Peter Maxwell Davies maintains an odd but intimate relationship with history -- in fact, his familiarity with musical styles from various periods and regions makes him a master of allusion and collage. Such familiarity results from his study and realization of early (or earlier) music, as demonstrated in his Renaissance Scottish Dances. First performed by Davies' own Fires of London ensemble at the Dartington Summer School in 1973, the suite is a more or less faithful rendition of seven dances culled from Kenneth Elliot's collection of Scottish music found in the Musica Britannica series. In bringing these pieces back to life, Davies seems less concerned with historical "authenticity" than a kind of intuitive, historical frame of mind; that is, his realizations of the pieces try not so much to speculate about what they would have sounded like originally, but instead attempt to assume the performative feel and project a musical mood similar to those that might have been exchanged in the original performance context. The scoring, for example, calls for flute, clarinet, guitar (casually posing as a lute), violin, cello, and a battery of anachronistic percussion -- including glockenspiel, marimba, tambourine, woodblocks, and a "bunch of keys (or dried peas in a tin)." Davies' prefatory notes in the score also allow for the substitution of any or all of the instruments with any others that might fulfill the same textural purpose: the guitar may be replaced by harpsichord, the flute by an oboe, etc. Occasionally Davies takes some license in the musical materials themselves, with little gestural exaggerations or slightly overpronounced articulations.

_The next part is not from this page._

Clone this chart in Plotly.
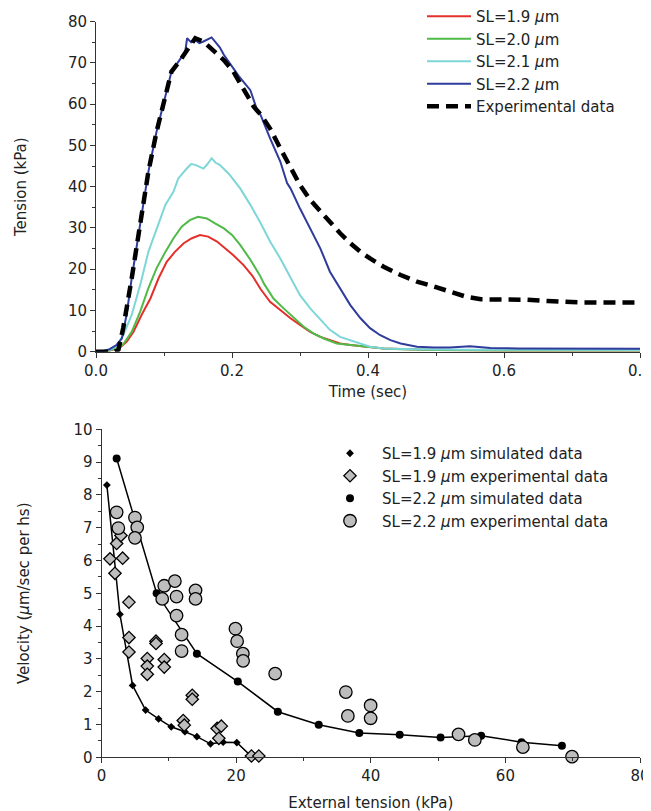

The suite begins with an Intrada performed by the flute, guitar, and violin. The melody is altogether simple, with no rhythms more complex than eighth and quarter notes. The guitar provides a steady chordal accompaniment but occasionally punctuates a phrase with a decorative run. Meanwhile the violin imitates bagpipes with pointed grace notes and sustained open fourths and fifths. The Courrant that follows is a bit more demanding of the violin, which executes a few moments of polyphony and some agile grace note leaps. The 6/8 time highlights the flute's lilting melody, which is intermittently sent bouncing by lively Scotch snap rhythmic figures. The short tune is repeated in its entirety, the second time joined by a syncopated and slightly eccentric countermelody offered by the glockenspiel. The third dance, titled "Sweit smylling Katie loves me," is a kind of misaligned duet between a plaintive guitar and a slightly disoriented pizzicato cello; here Davies places himself most unambiguously in the twentieth century. No. 4, "Last time I came over the Mure," otherwise nondescript melodies are made distinct through clever use of glissandi, while driving rhythms of the next dance, "Ane Exempill of Tripla," are maintained alternately by the rattled car keys and the tambourine. In "Remember me my deir," the tutti ensemble moves in slow and thoughtful homophony above the marimba's bass line; the entire group then bubbles through the final "Almayne."